Banks Face N100m Penalty for Forex Documentation Violations

The Central Bank of Nigeria (CBN) has introduced a N100 million penalty for banks that process foreign exchange (FX) transactions without adequate documentation, according to the newly released fourth edition of its Foreign Exchange Manual issued in May 2026.

The manual, unveiled by the apex bank and reported on June 6, 2026, stipulates that authorised dealers found guilty of consummating foreign exchange transactions with insufficient documentation will pay a N100 million fine in addition to N10 million for each affected transaction.

The sanction is part of a broader compliance framework designed to strengthen oversight of Nigeria’s foreign exchange market, improve regulatory compliance, and curb abuses among authorised dealers and other market participants.

The revised manual marks the first major review of the country’s foreign exchange guidelines since 2017 and serves as a regulatory guide for banks, authorised buyers, exporters, investors, and members of the public involved in FX transactions.

According to the CBN, the updated framework aims to improve transparency in foreign exchange inflows and outflows, establish clearer documentation and reporting requirements, strengthen enforcement mechanisms, and ensure foreign exchange resources are channelled into productive sectors of the economy.

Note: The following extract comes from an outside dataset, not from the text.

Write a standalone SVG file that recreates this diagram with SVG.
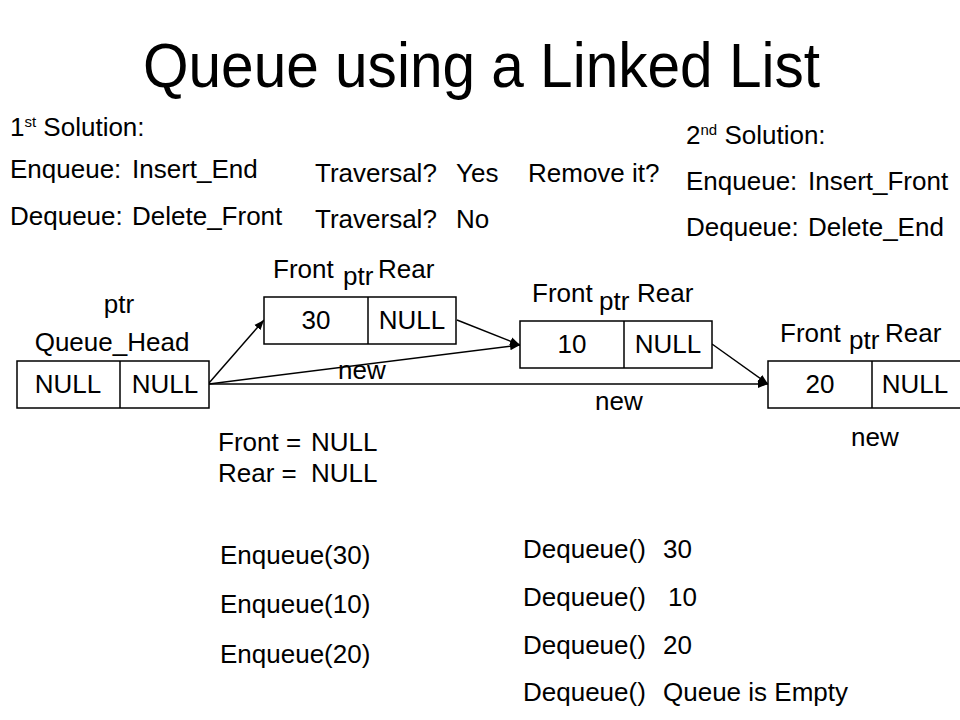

Stricter Sanctions for Violations

Under the new guidelines, banks that exceed their approved Net Open Position limits will face escalating penalties. A first violation will attract a warning letter, a second offence will result in a 10-working-day suspension from the foreign exchange market, while a third breach will attract a 90-day suspension.

The CBN also tightened reporting obligations for authorised dealers. Banks are required to submit daily returns on foreign exchange transactions by 10 a.m. for the preceding day and monthly returns within five working days after the end of each month.

Late submission of returns will attract a N500,000 fine, while failure to render returns will result in a minimum penalty of N5 million, plus an additional N500,000 for every day the violation persists.

The apex bank further warned against the unauthorised reallocation of foreign exchange funds, stating that offenders could face monetary sanctions, suspension of authorised dealership licences for at least six months, or outright licence revocation depending on the severity of the breach.

Importers, Exporters Under Tighter Rules

The revised manual requires importers to submit Exchange Control Documents within 90 days of negotiating shipping documents with overseas correspondent banks.

Importers who fail to comply will face restrictions on foreign exchange transactions and Form M processing. First-time offenders will be barred for 90 days, while second and third offences will attract restrictions of 180 and 360 days respectively. A fourth violation will lead to a complete ban from the foreign exchange market.

Banks that fail to report such defaults risk sanctions, including a warning and a N10 million fine for each affected transaction.

For exporters, proceeds from non-oil exports must be repatriated and credited to domiciliary accounts within 180 days of shipment, while oil and gas export earnings must be received within 90 days.

Exporters that fail to repatriate proceeds within the stipulated period will pay a penalty equivalent to one per cent of the naira value of the outstanding proceeds, while banks that fail to ensure compliance will be fined 0.5 per cent of the outstanding amount.

Operational Reforms Introduced

The CBN also announced several reforms aimed at improving market efficiency. These include increasing the allowable advance payment for imports from 15 per cent to 30 per cent, introducing a permissible import shortfall or excess margin of ±10 per cent of the Cost and Freight value on Form M, and removing processing fees for Form NXP used in export transactions.

The revised framework further covers service exports, technology-related remittances, transactions under the Pan-African Payment and Settlement System, non-resident investment accounts, and tuition fee remittances of up to $25,000 per semester for undergraduate and postgraduate studies abroad.

Additionally, the apex bank removed the mandatory requirement for Form A in remittances funded through ordinary domiciliary accounts, although banks must still verify the legitimacy and purpose of such transactions.

The CBN said the reforms were developed following extensive consultations with banks, exporters, corporate organisations, regulators, and development partners, and are expected to improve compliance, reduce transaction bottlenecks, deepen market confidence, attract investment inflows, and strengthen the integrity of Nigeria’s foreign exchange market.

Earlier, CBN Governor, Olayemi Cardoso, said the review became necessary in response to evolving global economic conditions, domestic structural adjustments, and ongoing reforms in Nigeria’s foreign exchange market.

Also speaking, Muhammad Abdullahi said the revised manual forms part of broader reforms aimed at restoring confidence, improving transparency, deepening liquidity, and enhancing efficiency in the foreign exchange market.